There are photovoltaic energy collectors on the roof and interior sensors that adjust lights up and down automatically depending on the amount of sunshine in the room. Everything from the plumbing to the landscaping is water-efficient. And so that no one forgets all the efficiency, energy use stats will be projected in real-time on a TV monitor. It's a braggy move, but teaching requires a bit of show and tell to sink in.


The school has yet to officially win its LEED certification (it spells out as Leadership in Energy and Environmental Design): The paperwork can take months. But it meets the criteria with locally sourced and reclaimed materials. It helps that it was an expansion; by adding to the existing 5,000-square- foot building, the project generated limited demolition waste, a LEED plus.

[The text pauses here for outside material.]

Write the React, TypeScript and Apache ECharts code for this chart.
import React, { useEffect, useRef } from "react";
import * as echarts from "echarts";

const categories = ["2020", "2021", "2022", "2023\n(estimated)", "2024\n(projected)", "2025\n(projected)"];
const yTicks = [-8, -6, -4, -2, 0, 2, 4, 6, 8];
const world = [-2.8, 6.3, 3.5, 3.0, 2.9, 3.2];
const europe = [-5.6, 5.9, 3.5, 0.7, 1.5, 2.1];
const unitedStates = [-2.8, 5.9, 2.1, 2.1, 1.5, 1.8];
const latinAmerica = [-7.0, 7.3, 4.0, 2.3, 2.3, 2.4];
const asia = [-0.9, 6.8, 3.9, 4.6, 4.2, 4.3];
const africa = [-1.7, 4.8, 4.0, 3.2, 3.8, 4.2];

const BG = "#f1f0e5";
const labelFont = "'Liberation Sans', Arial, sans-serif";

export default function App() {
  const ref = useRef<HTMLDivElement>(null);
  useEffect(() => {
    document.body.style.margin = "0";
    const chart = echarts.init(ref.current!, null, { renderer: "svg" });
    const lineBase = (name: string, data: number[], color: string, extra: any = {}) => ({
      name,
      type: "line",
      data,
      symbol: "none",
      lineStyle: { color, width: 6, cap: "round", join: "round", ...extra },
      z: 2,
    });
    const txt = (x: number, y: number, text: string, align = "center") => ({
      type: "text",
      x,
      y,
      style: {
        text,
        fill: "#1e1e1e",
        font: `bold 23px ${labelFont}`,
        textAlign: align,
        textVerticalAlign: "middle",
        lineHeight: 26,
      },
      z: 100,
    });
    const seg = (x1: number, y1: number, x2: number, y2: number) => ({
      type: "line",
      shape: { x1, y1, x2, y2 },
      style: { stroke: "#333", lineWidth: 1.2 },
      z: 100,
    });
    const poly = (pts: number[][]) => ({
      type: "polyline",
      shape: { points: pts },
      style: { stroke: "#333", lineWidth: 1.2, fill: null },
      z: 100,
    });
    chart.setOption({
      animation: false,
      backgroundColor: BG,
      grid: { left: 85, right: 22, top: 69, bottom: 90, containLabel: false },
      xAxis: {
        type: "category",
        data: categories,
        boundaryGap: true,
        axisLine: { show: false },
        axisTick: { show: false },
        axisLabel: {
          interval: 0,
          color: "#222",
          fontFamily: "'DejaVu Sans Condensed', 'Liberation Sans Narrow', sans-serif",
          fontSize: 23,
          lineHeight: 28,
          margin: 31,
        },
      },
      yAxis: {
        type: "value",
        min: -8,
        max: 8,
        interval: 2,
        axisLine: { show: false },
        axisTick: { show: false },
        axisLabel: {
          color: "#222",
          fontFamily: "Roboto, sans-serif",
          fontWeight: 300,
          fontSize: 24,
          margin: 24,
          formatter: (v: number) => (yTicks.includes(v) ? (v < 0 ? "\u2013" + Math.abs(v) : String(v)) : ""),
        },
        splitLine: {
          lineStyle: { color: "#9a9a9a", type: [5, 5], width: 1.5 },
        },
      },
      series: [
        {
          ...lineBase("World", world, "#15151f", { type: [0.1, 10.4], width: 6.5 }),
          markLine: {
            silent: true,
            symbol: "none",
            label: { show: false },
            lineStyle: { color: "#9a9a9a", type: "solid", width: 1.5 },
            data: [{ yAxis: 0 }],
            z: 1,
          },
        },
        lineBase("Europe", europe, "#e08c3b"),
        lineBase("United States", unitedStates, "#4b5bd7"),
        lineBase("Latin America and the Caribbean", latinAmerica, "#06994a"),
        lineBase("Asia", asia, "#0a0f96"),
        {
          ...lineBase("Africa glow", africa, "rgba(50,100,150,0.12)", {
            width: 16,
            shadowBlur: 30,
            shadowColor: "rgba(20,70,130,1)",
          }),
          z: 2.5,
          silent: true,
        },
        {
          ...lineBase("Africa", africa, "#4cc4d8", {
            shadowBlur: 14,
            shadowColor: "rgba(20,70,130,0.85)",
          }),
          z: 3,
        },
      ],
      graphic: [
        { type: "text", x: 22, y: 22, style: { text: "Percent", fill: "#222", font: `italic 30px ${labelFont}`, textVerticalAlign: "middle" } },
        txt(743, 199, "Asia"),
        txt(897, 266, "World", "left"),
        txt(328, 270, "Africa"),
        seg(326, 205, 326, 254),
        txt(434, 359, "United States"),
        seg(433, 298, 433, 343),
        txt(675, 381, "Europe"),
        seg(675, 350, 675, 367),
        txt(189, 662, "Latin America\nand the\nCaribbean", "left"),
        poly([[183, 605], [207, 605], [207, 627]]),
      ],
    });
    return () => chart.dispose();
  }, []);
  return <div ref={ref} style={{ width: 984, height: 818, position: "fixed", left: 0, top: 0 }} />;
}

The building's merits go beyond its environmental sensitivities and its abilities to serve up, in quantity, menu items such as shrimp scampi with baby carrots, Cantonese stir-fry with snow peas ormutter paneer with tofu. And they go beyond the behavior it has inspired, things like an updated, campus-wide recycling program and getting rid of lunch trays for that large reduction in landfill waste.
Kent Denver, which traces its roots back 90 years, has a progressive design tradition, which includes, on its current campus, contributions from the late and respected architect Victor Hornbein. It has set its own high standards, but the new dining hall pushes them higher.